All Los Angeles Unified schools closed by ‘credible threat’ of violence

Officials closed all Los Angeles Unified School District campuses Tuesday morning after receiving a “credible threat” of violence involving backpacks and packages left at campuses.


Law enforcement officers gather at the Los Angeles Memorial Coliseum in response to the “credible threat” of violence directed at Los Angeles Unified schools on Dec. 15. (KTLA)

Authorities said they plan a search operation of all of LAUSD’s more than 900 schools, including charter schools and special education centers.

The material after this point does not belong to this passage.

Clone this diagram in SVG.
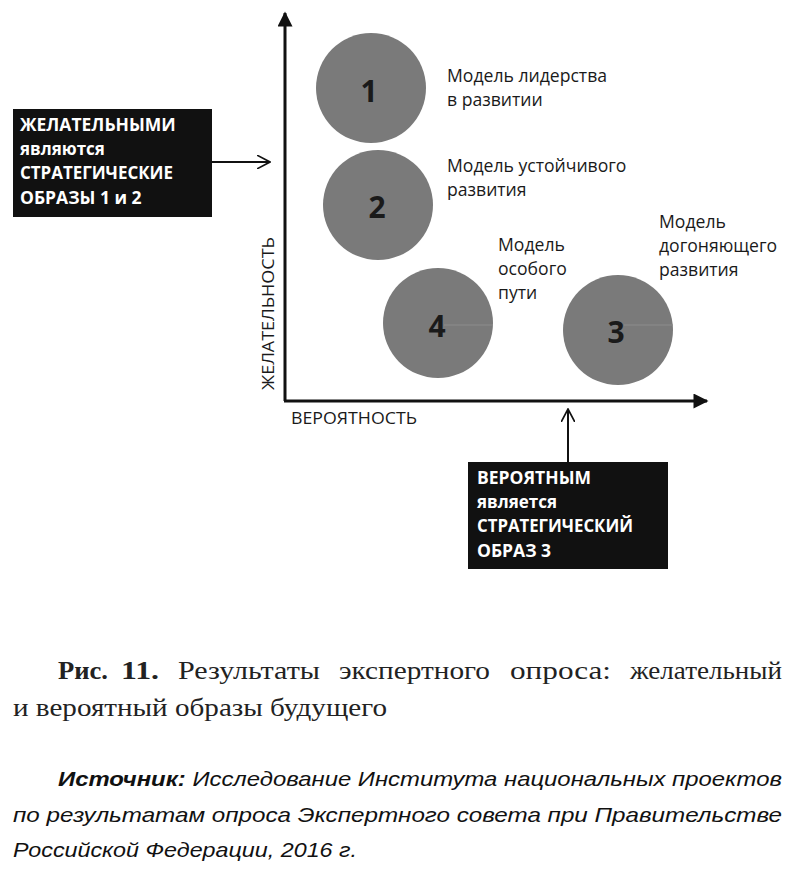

The nation’s second-largest school district, LAUSD has more than 700,000 students.

“I think it’s important to take this precaution based on what has happened recently and what has happened in the past,” LAUSD Superintendent Ramon Cortines said.

The move comes less than two weeks after two shooters killed 14 people in San Bernardino in what was the deadliest terrorist attack on U.S. soil since Sept. 11, 2001.

Fearing the safety of schools and students, Cortines said he couldn’t take a chance, so he asked police to search all campuses, adult school and early-education centers before reopening Wednesday.

Officials said the threat came in electronic form and was made to numerous but unspecified campuses. As a result, they made the decision to close all campuses for the day.

The Los Angeles Police Department and FBI were assisting with the threat investigation, Los Angeles School Police Chief Steve Zipperman said.

“The threat is still being analyzed,” he said. “We have chosen to close our schools today until we can be sure our campuses are safe.”

Students who already arrived at school will be supervised until parents can pick them up, officials said. LAUSD ordered parents and guardians to bring identification with them.

Brian Levin, a terror expert at Cal State San Bernardino, said such a closure was unprecedented and could embolden others to make future threats.


Idle school buses at a bus yard in Gardena. (KTLA)

“In today’s environment it makes sense to err on the side of safety, even though they almost always are hoaxes,” he said.

New York authorities were also responding to a threat made to city schools, but said it was not credible and that they were concerned about overreacting.

“These threats are made to promote fear…we can not allow us to raise the levels of fear,” New York City Police Commissioner William Bratton tweeted.

He added that their agency was working closely with the FBI and the LAPD.

Zayda Hernandez pulled up to Mayberry Elementary in Echo Park shortly after 7:30 a.m. with her 6-year-old son, Matthew Alvarez, bundled up in the back seat in a coat and SpongeBob stocking cap.

He hadn’t been feeling well, so she has been urging him to just make it through the last few days of school before winter break.

She pulled up to see paper signs with purple writing attached to the closed chain-link fence outside the school: “No school today.” “Hoy no hay escuela.”

“No school!” she said, rolling down her window, shaking her head.

She was driving from her home near Chinatown on Tuesday morning when she heard on Spanish radio 107.5 that schools would be closed. But it was so late and there was a private school she knew of that was open, so she wanted to check just to be sure.

“I pulled up and thought, ‘There’s no traffic so maybe it’s true.’ ”

She showed an alert she got on her smartphone at 7:22 a.m. from Mayberry administrators saying that at 7:10 a.m., the superintendent decided to close schools. “Do not send your child to school. Please watch the news for further updates,” it read.

Hernandez was not happy about the closure because she has to go to work. But her son, a kindergartener, grinned.

Cortines said a statement will be issued later Tuesday, providing an update on the investigation.

The “rare” threat message was made to students at many schools, he said.

“What we are doing today is no different than what we normally do, except that we are doing it in a mass way,” Cortines said.

LAPD Assistant Chief Jorge Villegas said police are taking the threat, like all threats, seriously.

“Nothing is [more] important to us than the safety of our kids, especially those that are coming to and from school that haven’t been notified yet,” he said.

LAUSD Board President Steve Zimmer urged families not to send their children to schools and employees to stay home.

“We are taking this action in an abundance of caution to make sure that every child in L.A. Unified School District and every employee is absolutely safe,” Villegas said

If students already were dropped off Tuesday morning at LAUSD campuses, parents must pick up their children at the schools’ reunion gates.

“I want to be very clear: We need cooperation of the whole of Los Angeles today,” Zimmer said, pleading for employers to show patience for parents looking to find care for their children.

Hope Street Friends, a private daycare and preschool in the Wells Fargo complex in downtown L.A. decided to follow LAUSD’s lead and close Tuesday.

As a result of the closures, Metro announced that students with a valid student ID can ride buses and trains for free until noon.